Segundo o INE, cada português come, em média, 108 quilos de carne por ano. Dividindo pelos dias do ano, conclui-se que os portugueses consomem, em média, 300 gramas por dia, o que equivale a cerca de dois bifes.
Mas que tipo de carne? A de porco é, de longe, a que é mais servida à mesa dos portugueses. Segundo o INE, em 2014 (não existem dados mais recentes), cada português comeu, em média, 43,9 kg de carne de porco. Segue-se, destacada, a carne de aves de capoeira, com 37,5 kg. Em comum, estes dois tipos de carnes têm o facto de serem comparativamente mais baratas. As carnes de bovino representam uma fatia menor no menu dos portugueses, com um consumo médio anual de 17,5 kg. Finalmente, as carnes de ovino e caprino, com 2,3 kg por habitante.

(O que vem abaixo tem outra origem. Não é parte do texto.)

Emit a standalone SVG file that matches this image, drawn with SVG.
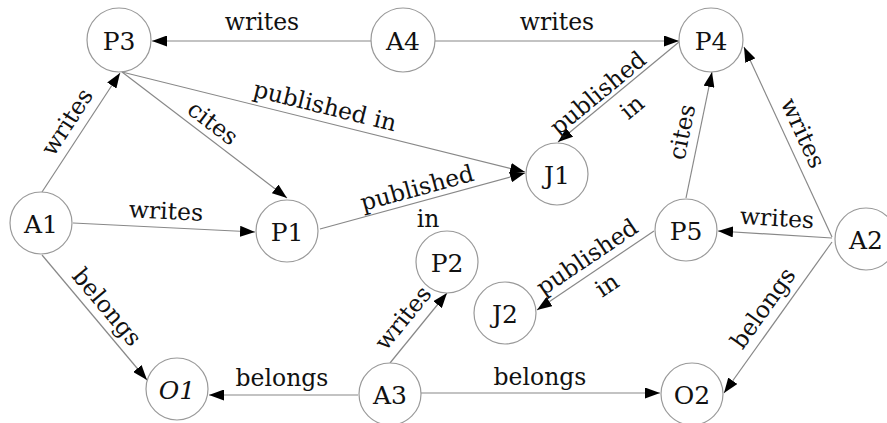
<svg xmlns="http://www.w3.org/2000/svg" width="887" height="423" viewBox="0 0 887 423">
<style>
.n circle{fill:#fff;stroke:#999;stroke-width:1.2}
.n text{font-family:"DejaVu Serif",serif;font-size:25px;fill:#111;text-anchor:middle;dominant-baseline:central}
.e line{stroke:#888;stroke-width:1.2;marker-end:url(#ah)}
.l text{font-family:"DejaVu Serif",serif;font-size:23.5px;fill:#111;text-anchor:middle;dominant-baseline:central}
</style>
<defs>
<marker id="ah" markerUnits="userSpaceOnUse" markerWidth="15" markerHeight="11" refX="15" refY="5.5" orient="auto"><path d="M0,0 L15,5.5 L0,11 z" fill="#000"/></marker>
</defs>
<g id="connectors" class="e">
<line x1="372" y1="41" x2="152" y2="41"/>
<line x1="435" y1="41" x2="679" y2="41"/>
<line x1="42" y1="192" x2="120" y2="73"/>
<line x1="122" y1="72" x2="287" y2="198"/>
<line x1="122" y1="72" x2="525" y2="172"/>
<line x1="320" y1="229" x2="525" y2="173"/>
<line x1="679" y1="42" x2="558" y2="142"/>
<line x1="686" y1="198" x2="712" y2="72"/>
<line x1="832" y1="237" x2="744" y2="47"/>
<line x1="832" y1="238" x2="718" y2="231"/>
<line x1="832" y1="242" x2="724" y2="393"/>
<line x1="654" y1="231" x2="537" y2="310"/>
<line x1="73" y1="223" x2="255" y2="232"/>
<line x1="42" y1="255" x2="147" y2="380"/>
<line x1="358" y1="395" x2="209" y2="395"/>
<line x1="421" y1="393" x2="660" y2="393"/>
<line x1="390" y1="363" x2="447" y2="293"/>
</g>
<g id="labels" class="l">
<text x="262" y="22">writes</text>
<text x="557" y="22">writes</text>
<text transform="translate(67,122) rotate(-57)">writes</text>
<text transform="translate(213,123) rotate(37.4)">cites</text>
<text transform="translate(325,106) rotate(13.9)">published in</text>
<text transform="translate(417,188) rotate(-15.3)">published</text>
<text x="428" y="219">in</text>
<text transform="translate(598,93) rotate(-39.6)">published</text>
<text transform="translate(632,107) rotate(-39.6)">in</text>
<text transform="translate(682,132) rotate(-78.3)">cites</text>
<text transform="translate(803,133) rotate(65.2)">writes</text>
<text transform="translate(777,218) rotate(3.5)">writes</text>
<text transform="translate(763,308) rotate(-54.4)">belongs</text>
<text transform="translate(587,257) rotate(-34)">published</text>
<text transform="translate(607,285) rotate(-34)">in</text>
<text transform="translate(403,318) rotate(-50.8)">writes</text>
<text x="282" y="378">belongs</text>
<text x="540" y="377">belongs</text>
<text transform="translate(107,307) rotate(50)">belongs</text>
<text transform="translate(166,211) rotate(2.8)">writes</text>
</g>
<g id="P3" class="n"><circle cx="119" cy="40" r="32"/><text x="119" y="41">P3</text></g>
<g id="A4" class="n"><circle cx="403" cy="40" r="32"/><text x="403" y="41">A4</text></g>
<g id="P4" class="n"><circle cx="711" cy="40" r="32"/><text x="711" y="41">P4</text></g>
<g id="J1" class="n"><circle cx="557" cy="174" r="31"/><text x="557" y="175">J1</text></g>
<g id="A1" class="n"><circle cx="41" cy="223" r="31"/><text x="41" y="224">A1</text></g>
<g id="P1" class="n"><circle cx="287" cy="231" r="31"/><text x="287" y="232">P1</text></g>
<g id="P2" class="n"><circle cx="447" cy="262" r="31"/><text x="447" y="263">P2</text></g>
<g id="J2" class="n"><circle cx="505" cy="313" r="31"/><text x="505" y="314">J2</text></g>
<g id="P5" class="n"><circle cx="686" cy="230" r="31"/><text x="686" y="231">P5</text></g>
<g id="A2" class="n"><circle cx="866" cy="239" r="31"/><text x="866" y="240">A2</text></g>
<g id="O1" class="n"><circle cx="177" cy="389" r="31"/><text x="177" y="390" font-style="italic">O1</text></g>
<g id="A3" class="n"><circle cx="390" cy="394" r="31"/><text x="390" y="395">A3</text></g>
<g id="O2" class="n"><circle cx="692" cy="394" r="31"/><text x="692" y="395">O2</text></g>
</svg>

Diz-me que carne comes, dir-te-ei como vives
O consumo de carne é também um bom indicador sobre a situação financeira das famílias portuguesas. Em 2014, pela primeira vez desde 2009, o consumo deste tipo de alimentos voltou a subir. O longo período de austeridade, iniciado em 2010, mas muito acentuado com a chegada da troika, resultou numa quebra do consumo de carne, um fenómeno inédito desde 1985. Em três anos – 2011, 2012 e 2013 – houve uma redução de 8%, com nuances consideráveis em função do tipo de carne. Por exemplo, o consumo de vaca caiu, no mesmo período, 13%, enquanto as aves (onde se destaca o frango) registaram uma quebra marginal, de 0,5%.
Esta evolução vai ao encontro do que se conhece sobre o consumo de carne e a sua distribuição pelas classes sociais. A carne de vaca é mais consumida por famílias com uma boa situação financeira, enquanto as aves e o porco são uma prioridade para as famílias com menores recursos económicos. Além de ter um preço mais baixo que a carne de vaca, a proteína proveniente de suínos ou de aves pode ter um efeito multiplicador em termos de utilização gastronómica nos lares – como é o caso da canja de galinha ou do arroz de frango.
Isso mesmo indicou, em Março de 2012, Alexandre Soares dos Santos, na altura líder do grupo Jerónimo Martins. Ainda a troika não tinha um ano em Portugal, já o dono da cadeia Pingo Doce, em entrevista à SIC, alertava para o efeito da crise nas refeições dos portugueses: "Começou-se na carne de vaca, passou-se para o porco, para o frango e já se vai na salsicha".
A questão do consumo de carne também esteve no centro de uma grande polémica relacionada com declarações de Isabel Jonet. Em entrevista à SIC, em Novembro de 2012, a presidente do Banco Alimentar Contra a Fome criticou o facto dos portugueses viverem acima das suas possibilidades e deu o seguinte exemplo: "Se não temos dinheiro para comer bifes todos os dias, não podemos comer bifes todos os dias".
Embora os resultados sejam ainda provisórios, os dados do INE relativos ao ano passado para a suinicultura aponta que em 2015 tenha havido "um decréscimo dos preços à produção de 13,3%". Este desempenho, a confirmar-se, representa o "segundo maior decréscimo em termos absolutos desde 2000", avança o INE. É certo que o "índice de preços dos alimentos compostos para animais também decresceu", salienta o organismo, "mas de forma menos acentuada", recuando 1,5% em 2015. "Assim", conclui o INE, "a tesoura de preços IPP/IPAC", ou seja, a relação entre o índice de venda no produtor (IPP) e o índice de preço dos alimentos compostos para animais (IPAC), reflectiu "a situação mais desfavorável para o produtor dos últimos 15 anos". Recorde-se que a situação de abrandamento do consumo – sobretudo na Rússia e na China – têm levado, desde o ano passado, a uma situação de recuo dos preços da carne de suíno na União Europeia, que, a par do fim das quotas de leite a 1 de Abril de 2015, têm provocado o protesto dos agricultores, desde Bruxelas a Lisboa, passando por França. Em Portugal, a situação levou à criação do gabinete de crise pelo ministro Capoulas Santos, que ainda esta quinta-feira, se reúne com as associações e respectivas confederações de agricultores – CAP, Confagri, CNA.